Saturday, February 21, 2015

First Kansas City Woman Ordained Priest



            Several weeks ago there was a momentary tizzy when Georgia Walker, a Catholic woman, was ordained.  The Kansas City Star and the National Catholic Reporter proclaimed her to be the first Kansas City woman to be ordained a Catholic priest.      
            Actually, a different Kansas City woman, Katrina van Alstyne Welles Swanson was ordained as a Catholic priest on July 29, 1974, over 40 years before Georgia Walker.   On that solemn morning, in front a congregation of two thousand, she was presented for ordination as a priest in Christ’s holy Catholic Church, just as Georgia Walker was presented recently.  Katrina Swanson was ordained by three bishops.  One of them was her father, the Rt. Rev. Edward R. Welles, Bishop of West Missouri.
            Bishop Welles, of course, was an Episcopalian.  Almost everyone would recognize that if Welles was Catholic, it was of a peculiar sort.  Katrina and Georgia, and the bishops that ordained them, share a kind of communion with the Catholic Church because they share the same baptism.  And perhaps the Catholic Church would recognize that the historic episcopate maintained in the Episcopal Church and claimed by the Womanpriest movement has a certain affinity with essential Catholic structures.  They may even claim to celebrate some or all of the same sacraments and preach from the same bible.  But Bishop Welles would never have claimed the right to join the council of all the Catholic bishops at Vatican II. Nor would he have ever claimed to believe or to teach everything the Catholic Church believes and teaches.  He may have worn a cope and miter and have stood beside the local Catholic bishop, but he would never have claimed to be in communion with him, or to celebrate the sacraments for local Catholic parishioners.  He could claim to be Catholic, but only within the context of the meaning of that term as understood by other Episcopalians. All of those ordained by him could only make a similar limited claim.  And the bishop who ordained Georgia Walker can only make a similar claim.

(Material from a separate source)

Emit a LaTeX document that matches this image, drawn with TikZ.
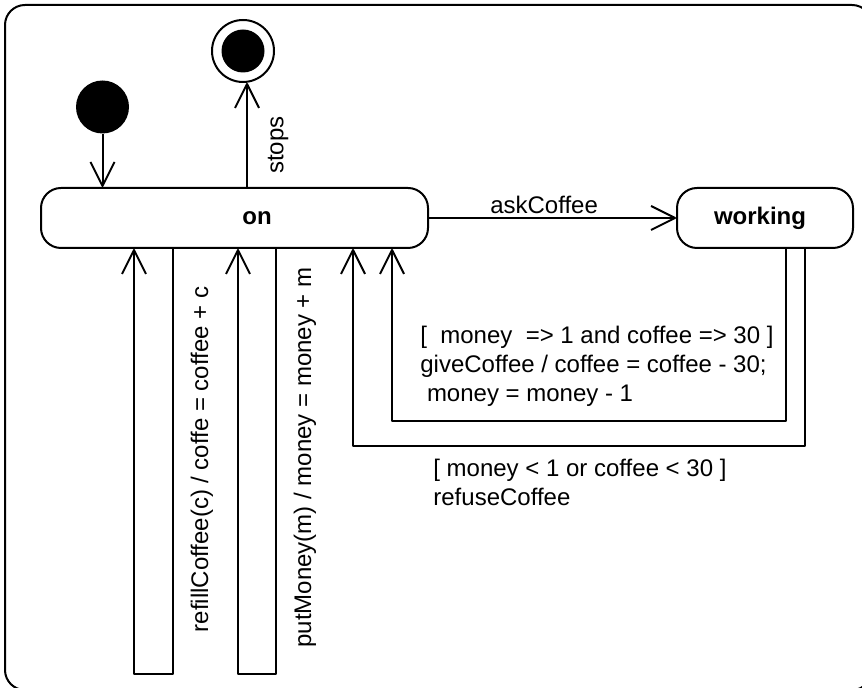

            The Catholic faith is not about magic, and bishops are not dispensers of magical power.  The bishops who ordained the two women were not acting for the Catholic Church.  Catholic bishops represent the whole Catholic faith and act in union with the universal church. The bishops who ordained Katrina and Georgia reject much of what Catholic Church understands to be essential to Catholicism, they teach much that is incompatible with Catholicsim and they were not in union with the universal church. So they could not have ordained Katrina and Georgia as Catholic priests, in the most common understanding of the term.  The definition of Catholicism made by Katrina’s Episcopal Church and Georgia’s Womanpriest movement does not include communion with the Catholic Church and does not include the full Catholic faith.  They can define the word Catholic for themselves and use it within their own context in whatever way their traditions choose.  But if all are honest, they will recognize that their definitions are very peculiar. 
            Georgia Walker is not even the second Kansas City woman to be ordained a priest.  In the forty years since the first ordination of women as priests, any number of Kansas City women have been ordained  priests.  Given the movement of members back and forth between the Catholic Church and the Episcopal Church, it is likely that a few Catholic women were ordained priests in "Christ's Holy Catholic Church" by Episcopalian bishops.  It is also possible that others have been ordained priests in one of the iterations of the Old Catholic Church that sprout locally.  A little research could determine the numbers, but it really doesn't matter all that much.              Episcopal bishops ordain priests for the Episcopal Church. Old Catholic bishops ordain Old Catholic priests. And Womanpriest bishops ordain Womanpriest priests.  Only Catholic bishops ordain priests for the Catholic Church.  No matter what her ordination liturgy may have claimed Katrina Swanson was only a priest in the Episcopal Church, not the Catholic Church.  And no matter what her ordination may have claimed, Georgia Walker is a priest for her movement, but not for the Catholic Church.
            The recent attention to Georgia Walker’s ordination does have a potential positive outcomes. It gives us an opportunity to remember a bit of local history and recall headline-making events.  Katrina Wells Swanson nor Georgia Walker will not be recognized as Catholic priests for the Catholic Church, but Katrina’s ordination should be remembered as being a historic first, forty years before Georgia’s.